Here is the exact spacing, so that I can cut the slots.

I transferred these lines onto the piece of wood I'd laminated for this piece - a gorgeous piece of 8/4 Cherry. (That's 2" thick, for non-woodworkers.)

The diameter of the counterweights is around 7", so I knew I would want to machine a groove that would be close to that. But how would I do it? Router with a jig? Carve it by hand? Then came the light-bulb-over-my-head moment. Lets see who can guess how I did it.

Here is the piece, with it's six curved slots, perfect for holding the crankshaft. Any guesses yet?

These are about 3" wide, with a gap of 3/4" in between each one.

There is a fair amount of sanding to do, and frankly, it's one of my least favorite things to do. Festool has a very cool new sander that I've been drooling over, but I'm not sure it's worth buying for this one piece.

But until I start the sanding, I still had some work to do - mostly profiling the edge of the wood block. I'm a sucker for a nice chamfer, so I tilted my tablesaw blade and cut a bevel on each edge.

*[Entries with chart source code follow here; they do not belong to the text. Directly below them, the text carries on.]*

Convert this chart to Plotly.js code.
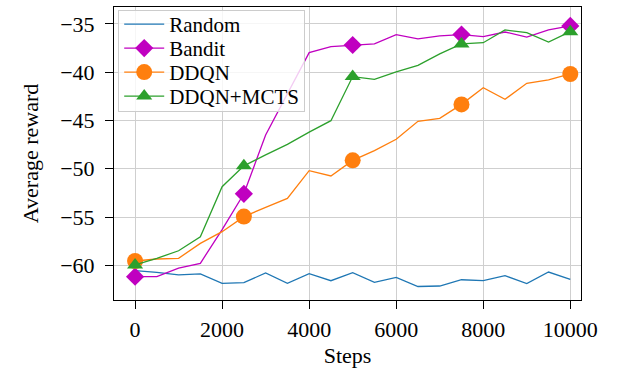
<!DOCTYPE html>
<html>
<head>
<meta charset="utf-8">
<script src="https://cdn.plot.ly/plotly-3.0.1.min.js"></script>
<style>html,body{margin:0;padding:0;background:#fff;}#chart{width:620px;height:373px;}</style>
</head>
<body>
<div id="chart"></div>
<script>
const steps = [0,500,1000,1500,2000,2500,3000,3500,4000,4500,5000,5500,6000,6500,7000,7500,8000,8500,9000,9500,10000];
const markerSteps = [0,2500,5000,7500,10000];
const randomReward = [-60.56,-60.73,-61.0,-60.9,-61.87,-61.8,-60.8,-61.87,-60.87,-61.6,-60.77,-61.77,-61.25,-62.2,-62.15,-61.5,-61.6,-61.08,-61.9,-60.7,-61.46];
const banditReward = [-61.18,-61.18,-60.3,-59.8,-56.3,-52.6,-46.5,-42.3,-37.97,-37.35,-37.18,-37.07,-36.1,-36.55,-36.24,-36.1,-36.3,-35.83,-36.35,-35.62,-35.2];
const ddqnReward = [-59.56,-59.35,-59.28,-57.73,-56.52,-54.96,-54.0,-53.07,-50.2,-50.75,-49.13,-48.13,-46.95,-45.08,-44.77,-43.33,-41.6,-42.8,-41.15,-40.8,-40.18];
const mctsReward = [-59.97,-59.28,-58.5,-57.04,-51.86,-49.7,-48.57,-47.47,-46.2,-45.02,-40.45,-40.74,-39.97,-39.28,-38.1,-37.07,-36.94,-35.62,-35.9,-36.87,-35.8];
const seriesNames = ['Random','Bandit','DDQN','DDQN+MCTS'];
const seriesColors = ['#1f77b4','#c000c0','#ff7f0e','#2ca02c'];
const seriesSymbols = [null,'diamond','circle','triangle-up'];
const seriesMarkerSizes = [0,14,16,14];
const seriesData = [randomReward, banditReward, ddqnReward, mctsReward];

const mIdx = steps.map((s,i)=>markerSteps.includes(s)?i:-1).filter(i=>i>=0);

const traces = [];
seriesData.forEach((ys,k)=>{
  const hasMarker = seriesSymbols[k] !== null;
  traces.push({x: steps, y: ys, type:'scatter', mode:'lines', line:{color:seriesColors[k], width:1.3}, showlegend:false});
  if(hasMarker){
    traces.push({x: mIdx.map(i=>steps[i]), y: mIdx.map(i=>ys[i]), type:'scatter', mode:'markers',
      marker:{symbol:seriesSymbols[k], size:seriesMarkerSizes[k], color:seriesColors[k], line:{width:0}}, showlegend:false});
  }
});
// legend-only entries
seriesData.forEach((ys,k)=>{
  const hasMarker = seriesSymbols[k] !== null;
  const t = {x:[null], y:[null], type:'scatter', name:seriesNames[k], mode: hasMarker?'lines+markers':'lines',
    line:{color:seriesColors[k], width:1.3}, showlegend:true};
  if(hasMarker) t.marker = {symbol:seriesSymbols[k], size:seriesMarkerSizes[k], color:seriesColors[k], line:{width:0}};
  traces.push(t);
});

const font = {family:'"Liberation Serif","DejaVu Serif",serif', color:'#000'};
const layout = {
  width:620, height:373,
  margin:{l:114, r:39, t:7, b:73},
  paper_bgcolor:'#fff', plot_bgcolor:'#fff',
  font: Object.assign({size:22}, font),
  showlegend:true,
  legend:{x:0.009, y:0.99, xanchor:'left', yanchor:'top', bgcolor:'rgba(255,255,255,0.8)', bordercolor:'#cccccc', borderwidth:1, font:Object.assign({size:21},font), tracegroupgap:0, itemwidth:40},
  xaxis:{range:[-484,10246], tickvals:[0,2000,4000,6000,8000,10000], ticktext:['0','2000','4000','6000','8000','10000'],
    showgrid:true, gridcolor:'#cfcfcf', gridwidth:1, zeroline:false, showline:true, linecolor:'#000', linewidth:1, mirror:true,
    ticks:'outside', ticklen:8, tickcolor:'#000', tickfont:Object.assign({size:22},font), ticklabelstandoff:2,
    title:{text:'Steps', font:Object.assign({size:22},font), standoff:6}},
  yaxis:{range:[-63.6,-33.24], tickvals:[-60,-55,-50,-45,-40,-35],
    showgrid:true, gridcolor:'#cfcfcf', gridwidth:1, zeroline:false, showline:true, linecolor:'#000', linewidth:1, mirror:true,
    ticks:'outside', ticklen:8, tickcolor:'#000', tickfont:Object.assign({size:22},font), ticklabelstandoff:6,
    title:{text:'Average reward', font:Object.assign({size:22},font), standoff:15}}
};
Plotly.newPlot('chart', traces, layout, {displayModeBar:false, staticPlot:true}).then(gd=>{
  // tighten legend row spacing to match the reference (about 24px per row)
  try {
    const items = Array.from(gd.querySelectorAll('.legend .traces'));
    if(items.length > 1){
      const parse = el => { const m = /translate\(([-\d.]+)[ ,]+([-\d.]+)\)/.exec(el.getAttribute('transform')||''); return m ? [parseFloat(m[1]), parseFloat(m[2])] : null; };
      const p0 = parse(items[0]), p1 = parse(items[1]);
      if(p0 && p1){
        const oldGap = p1[1]-p0[1], newGap = 24, lift = 7;
        items.forEach((el,i)=>{ const p = parse(el); if(p) el.setAttribute('transform', `translate(${p[0]},${p0[1]-lift+i*newGap})`); });
        const shrink = (oldGap-newGap)*(items.length-1) + 13;
        const bg = gd.querySelector('.legend rect.bg');
        if(bg){ bg.setAttribute('height', parseFloat(bg.getAttribute('height'))-shrink); }
      }
    }
  } catch(e) {}
});
</script>
</body>
</html>
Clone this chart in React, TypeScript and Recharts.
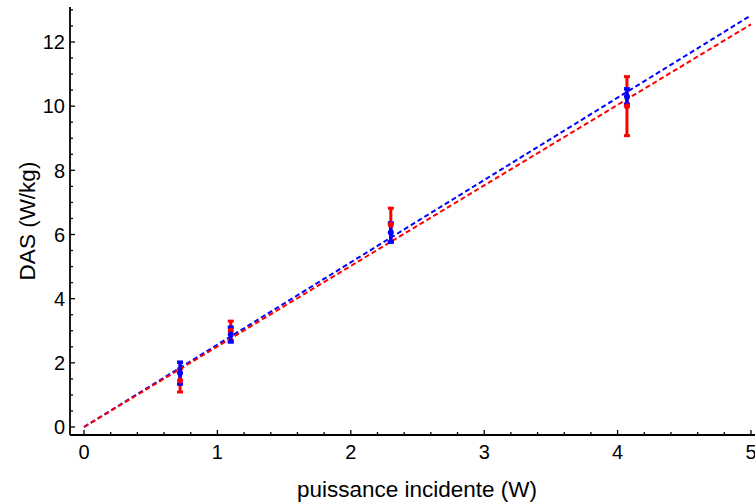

Next step - making some supports to hold the piece, and then final sanding and finishing. Just in case the world really does come to an end, I put off the sanding for a couple of days.


Julie @ followyourheartwoodworking said...

I have no idea how you did that, please tell!!

JasonS said...

I'd guess some kind of tablesaw jig. I'm envisioning a crosscut sled clamped down so it doesn't move. Stop blocks on both sides to define your cut area. Bring the table saw blade up a hair, turn it on, slowly drop the cherry down and slide between the stop blocks. Raise the blade a hair and repeat until the desired cut depth.

Julie @ followyourheartwoodworking said...

I think a tablesaw blade is too large for the 7" diameter cut you said you needed.